The Village That Refused to Shout

Lagata makes no effort to impress. Its single-storey houses, built from honey-coloured stone and brick, line three short streets that converge on a modest plaza. No banners proclaim heritage status, no gift shops sell fridge magnets. The parish church, dedicated to San Pedro, stands plain-faced with its rectangular tower and simple arched doorway. Inside, the walls retain centuries of candle smoke and the faint smell of incense from last Sunday's mass.

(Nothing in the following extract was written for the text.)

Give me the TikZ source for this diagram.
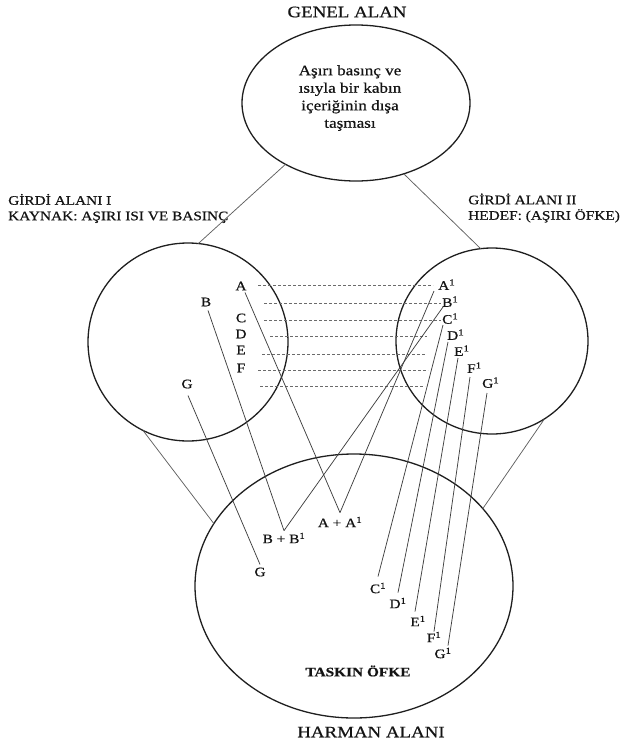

What the village lacks in monuments it compensates for in authenticity. María, watering geraniums outside her house on Calle Mayor, explains that her family has lived here for five generations. "We don't need tourists," she says, though she's happy to direct lost walkers towards the old sheep path that climbs towards the ridge. The rhythm of life remains stubbornly agricultural: early starts, siesta at two, evening strolls at seven.

The surrounding landscape defines Lagata more than any building. Aragonese steppe stretches in undulating waves of cereal fields, interrupted by dry gullies and the occasional almond grove. It's countryside that reveals itself slowly. Initially harsh under the summer sun, it softens towards evening when long shadows paint the hills purple and gold. Spring brings carpets of wild poppies between the wheat rows; autumn turns everything the colour of burnt toast.

Walking Through Empty Kingdoms

Lagata functions best as a base for exploring the Campo de Belchite on foot or bicycle. A network of dirt tracks, originally drove roads for moving sheep, radiates from the village into territory where golden eagles soar and little bustards hide in the long grass. The Ruta de las Escuelas, a 12-kilometre circuit passing abandoned schoolhouses and threshing floors, takes about three hours including stops for binocular work. Spring walkers might spot great bustards performing their bizarre mating dance, while autumn brings migrating honey buzzards riding thermals above the fields.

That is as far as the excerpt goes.